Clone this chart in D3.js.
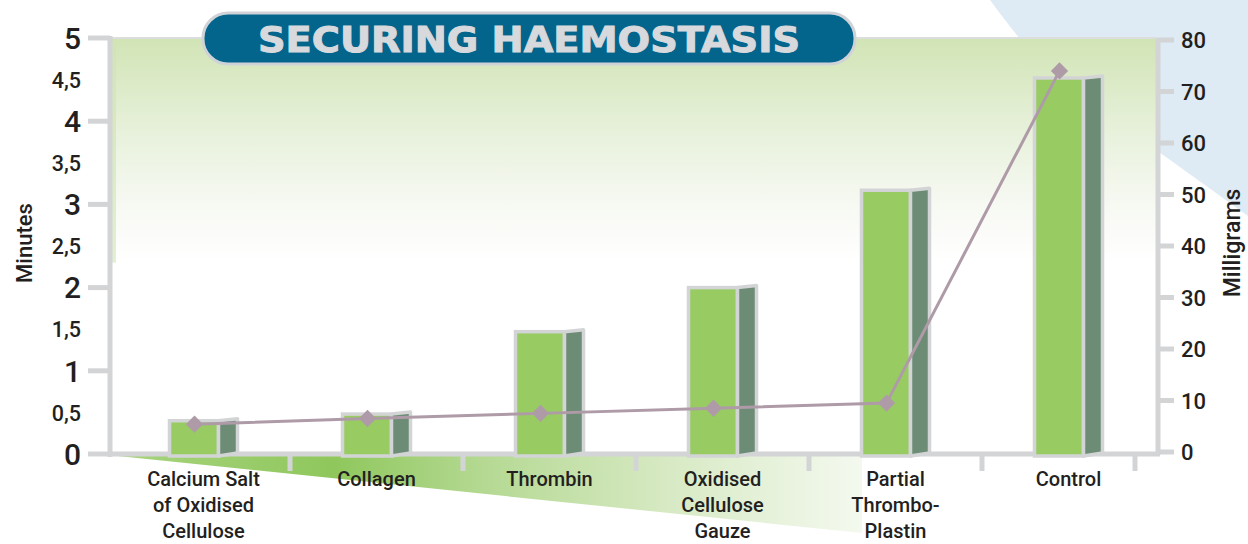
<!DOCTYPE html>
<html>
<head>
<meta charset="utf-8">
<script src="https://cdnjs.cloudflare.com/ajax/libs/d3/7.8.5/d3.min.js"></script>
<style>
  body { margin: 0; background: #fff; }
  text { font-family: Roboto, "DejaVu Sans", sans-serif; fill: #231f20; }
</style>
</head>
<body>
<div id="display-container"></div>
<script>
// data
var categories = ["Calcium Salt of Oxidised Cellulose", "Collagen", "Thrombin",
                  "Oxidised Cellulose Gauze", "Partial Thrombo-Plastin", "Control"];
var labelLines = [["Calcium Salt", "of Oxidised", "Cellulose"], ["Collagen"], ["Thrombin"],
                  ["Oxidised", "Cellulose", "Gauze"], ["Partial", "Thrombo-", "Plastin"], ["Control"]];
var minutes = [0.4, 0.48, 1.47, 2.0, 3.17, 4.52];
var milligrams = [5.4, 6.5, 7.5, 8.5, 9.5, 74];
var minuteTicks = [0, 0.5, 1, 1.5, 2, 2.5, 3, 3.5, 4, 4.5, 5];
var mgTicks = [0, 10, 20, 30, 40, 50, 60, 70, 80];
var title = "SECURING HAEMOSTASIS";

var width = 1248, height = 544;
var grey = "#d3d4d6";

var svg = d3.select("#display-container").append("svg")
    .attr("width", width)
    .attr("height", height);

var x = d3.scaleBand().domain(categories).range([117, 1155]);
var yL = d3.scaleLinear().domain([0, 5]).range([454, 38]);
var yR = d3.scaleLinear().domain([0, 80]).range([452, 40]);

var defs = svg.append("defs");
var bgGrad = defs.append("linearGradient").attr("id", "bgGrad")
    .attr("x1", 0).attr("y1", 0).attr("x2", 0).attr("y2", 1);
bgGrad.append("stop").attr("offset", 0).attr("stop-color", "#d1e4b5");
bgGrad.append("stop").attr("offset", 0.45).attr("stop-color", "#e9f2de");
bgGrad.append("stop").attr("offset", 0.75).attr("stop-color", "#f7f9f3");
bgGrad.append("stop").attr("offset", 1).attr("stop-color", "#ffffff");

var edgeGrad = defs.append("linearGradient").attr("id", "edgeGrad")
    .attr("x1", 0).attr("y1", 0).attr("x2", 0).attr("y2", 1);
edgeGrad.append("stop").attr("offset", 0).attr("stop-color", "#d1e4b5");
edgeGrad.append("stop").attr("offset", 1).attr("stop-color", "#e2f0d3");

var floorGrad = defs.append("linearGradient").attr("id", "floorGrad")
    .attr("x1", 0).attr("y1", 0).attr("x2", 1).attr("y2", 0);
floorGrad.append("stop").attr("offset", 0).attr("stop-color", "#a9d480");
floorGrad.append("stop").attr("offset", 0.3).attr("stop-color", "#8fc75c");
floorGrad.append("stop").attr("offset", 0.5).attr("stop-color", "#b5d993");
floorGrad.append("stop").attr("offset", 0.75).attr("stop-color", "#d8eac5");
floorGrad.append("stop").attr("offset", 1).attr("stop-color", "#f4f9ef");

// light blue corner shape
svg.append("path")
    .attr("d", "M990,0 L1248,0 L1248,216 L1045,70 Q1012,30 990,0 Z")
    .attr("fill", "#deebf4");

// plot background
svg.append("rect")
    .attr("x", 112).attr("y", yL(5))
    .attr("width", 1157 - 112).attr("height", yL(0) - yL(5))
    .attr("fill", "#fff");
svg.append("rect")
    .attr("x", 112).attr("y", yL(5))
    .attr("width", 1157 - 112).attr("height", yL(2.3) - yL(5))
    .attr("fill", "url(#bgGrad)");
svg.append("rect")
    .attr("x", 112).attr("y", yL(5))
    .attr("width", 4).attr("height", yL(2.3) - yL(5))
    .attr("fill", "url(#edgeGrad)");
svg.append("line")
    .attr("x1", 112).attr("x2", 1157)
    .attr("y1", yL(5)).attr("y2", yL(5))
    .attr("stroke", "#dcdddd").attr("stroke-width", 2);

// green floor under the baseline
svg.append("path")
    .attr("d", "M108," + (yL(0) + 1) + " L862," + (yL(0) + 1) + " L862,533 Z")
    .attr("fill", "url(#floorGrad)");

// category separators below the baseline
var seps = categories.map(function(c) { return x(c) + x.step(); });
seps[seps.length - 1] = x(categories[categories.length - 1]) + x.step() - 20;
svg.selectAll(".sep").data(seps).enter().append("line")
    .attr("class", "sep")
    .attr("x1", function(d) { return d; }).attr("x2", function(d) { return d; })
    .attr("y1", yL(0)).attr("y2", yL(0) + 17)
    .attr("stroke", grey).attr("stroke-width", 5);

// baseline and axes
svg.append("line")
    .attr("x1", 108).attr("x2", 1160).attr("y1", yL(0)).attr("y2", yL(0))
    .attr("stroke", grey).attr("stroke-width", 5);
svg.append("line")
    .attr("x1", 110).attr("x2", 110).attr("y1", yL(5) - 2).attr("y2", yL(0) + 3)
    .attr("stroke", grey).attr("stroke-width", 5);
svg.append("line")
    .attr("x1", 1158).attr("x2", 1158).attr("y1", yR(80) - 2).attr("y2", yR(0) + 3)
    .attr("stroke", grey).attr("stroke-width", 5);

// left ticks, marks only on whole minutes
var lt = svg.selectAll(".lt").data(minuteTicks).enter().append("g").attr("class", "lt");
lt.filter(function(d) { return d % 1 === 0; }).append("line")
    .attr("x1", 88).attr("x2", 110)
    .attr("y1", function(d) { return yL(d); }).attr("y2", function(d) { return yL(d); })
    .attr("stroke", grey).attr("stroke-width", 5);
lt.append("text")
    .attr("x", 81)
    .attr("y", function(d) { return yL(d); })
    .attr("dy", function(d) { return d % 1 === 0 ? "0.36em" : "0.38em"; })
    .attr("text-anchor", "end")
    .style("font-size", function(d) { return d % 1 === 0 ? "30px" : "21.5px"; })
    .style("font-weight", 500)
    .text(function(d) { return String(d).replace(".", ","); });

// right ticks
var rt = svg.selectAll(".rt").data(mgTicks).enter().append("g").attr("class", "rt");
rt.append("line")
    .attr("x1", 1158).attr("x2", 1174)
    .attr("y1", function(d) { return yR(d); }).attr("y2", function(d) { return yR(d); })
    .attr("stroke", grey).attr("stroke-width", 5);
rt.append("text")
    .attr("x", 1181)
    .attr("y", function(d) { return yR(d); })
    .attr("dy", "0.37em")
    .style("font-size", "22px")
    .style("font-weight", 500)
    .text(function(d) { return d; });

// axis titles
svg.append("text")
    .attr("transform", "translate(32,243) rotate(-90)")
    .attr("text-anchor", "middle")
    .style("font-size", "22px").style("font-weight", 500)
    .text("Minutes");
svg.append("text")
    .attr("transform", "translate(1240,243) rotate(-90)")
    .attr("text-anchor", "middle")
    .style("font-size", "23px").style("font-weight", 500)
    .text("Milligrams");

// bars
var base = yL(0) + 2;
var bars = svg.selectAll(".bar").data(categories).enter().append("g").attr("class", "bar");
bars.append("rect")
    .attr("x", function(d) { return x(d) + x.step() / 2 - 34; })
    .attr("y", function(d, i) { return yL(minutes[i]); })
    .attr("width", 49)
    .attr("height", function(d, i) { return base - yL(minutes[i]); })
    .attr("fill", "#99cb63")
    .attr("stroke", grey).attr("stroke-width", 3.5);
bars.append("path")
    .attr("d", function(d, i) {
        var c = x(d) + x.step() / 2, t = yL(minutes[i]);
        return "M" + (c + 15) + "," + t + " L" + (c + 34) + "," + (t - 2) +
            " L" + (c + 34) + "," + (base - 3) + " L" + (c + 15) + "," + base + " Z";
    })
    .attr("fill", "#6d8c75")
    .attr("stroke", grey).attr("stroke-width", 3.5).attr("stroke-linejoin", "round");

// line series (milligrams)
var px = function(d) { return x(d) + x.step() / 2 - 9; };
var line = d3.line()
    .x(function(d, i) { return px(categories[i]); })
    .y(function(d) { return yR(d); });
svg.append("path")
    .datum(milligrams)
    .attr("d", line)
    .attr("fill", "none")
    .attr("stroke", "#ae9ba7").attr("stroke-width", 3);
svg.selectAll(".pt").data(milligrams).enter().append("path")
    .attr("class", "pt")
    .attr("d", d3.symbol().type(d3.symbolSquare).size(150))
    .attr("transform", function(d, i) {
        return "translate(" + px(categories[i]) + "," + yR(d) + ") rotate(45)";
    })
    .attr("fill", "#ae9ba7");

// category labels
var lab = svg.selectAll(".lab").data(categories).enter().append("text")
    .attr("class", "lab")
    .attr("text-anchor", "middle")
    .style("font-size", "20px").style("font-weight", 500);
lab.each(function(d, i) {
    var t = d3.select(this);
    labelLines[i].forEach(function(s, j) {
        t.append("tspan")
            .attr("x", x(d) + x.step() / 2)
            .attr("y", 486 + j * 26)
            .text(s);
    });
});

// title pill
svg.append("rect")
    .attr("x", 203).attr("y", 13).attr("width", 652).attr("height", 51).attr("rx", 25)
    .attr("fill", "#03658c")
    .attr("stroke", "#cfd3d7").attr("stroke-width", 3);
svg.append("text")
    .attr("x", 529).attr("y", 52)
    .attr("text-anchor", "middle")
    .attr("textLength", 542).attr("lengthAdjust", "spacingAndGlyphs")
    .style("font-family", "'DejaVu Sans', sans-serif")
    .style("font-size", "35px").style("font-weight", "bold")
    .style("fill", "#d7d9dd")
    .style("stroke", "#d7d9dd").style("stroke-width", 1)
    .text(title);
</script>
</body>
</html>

SET PROBLEM: Leave out the pictures and repeat the lines from the start of the material through the line with "var yR = d3.scaleLinear().domain([0, 80]).range([452, 40]);", inclusive.

FINAL ANSWER:
Clone this chart in D3.js.
<!DOCTYPE html>
<html>
<head>
<meta charset="utf-8">
<script src="https://cdnjs.cloudflare.com/ajax/libs/d3/7.8.5/d3.min.js"></script>
<style>
  body { margin: 0; background: #fff; }
  text { font-family: Roboto, "DejaVu Sans", sans-serif; fill: #231f20; }
</style>
</head>
<body>
<div id="display-container"></div>
<script>
// data
var categories = ["Calcium Salt of Oxidised Cellulose", "Collagen", "Thrombin",
                  "Oxidised Cellulose Gauze", "Partial Thrombo-Plastin", "Control"];
var labelLines = [["Calcium Salt", "of Oxidised", "Cellulose"], ["Collagen"], ["Thrombin"],
                  ["Oxidised", "Cellulose", "Gauze"], ["Partial", "Thrombo-", "Plastin"], ["Control"]];
var minutes = [0.4, 0.48, 1.47, 2.0, 3.17, 4.52];
var milligrams = [5.4, 6.5, 7.5, 8.5, 9.5, 74];
var minuteTicks = [0, 0.5, 1, 1.5, 2, 2.5, 3, 3.5, 4, 4.5, 5];
var mgTicks = [0, 10, 20, 30, 40, 50, 60, 70, 80];
var title = "SECURING HAEMOSTASIS";

var width = 1248, height = 544;
var grey = "#d3d4d6";

var svg = d3.select("#display-container").append("svg")
    .attr("width", width)
    .attr("height", height);

var x = d3.scaleBand().domain(categories).range([117, 1155]);
var yL = d3.scaleLinear().domain([0, 5]).range([454, 38]);
var yR = d3.scaleLinear().domain([0, 80]).range([452, 40]);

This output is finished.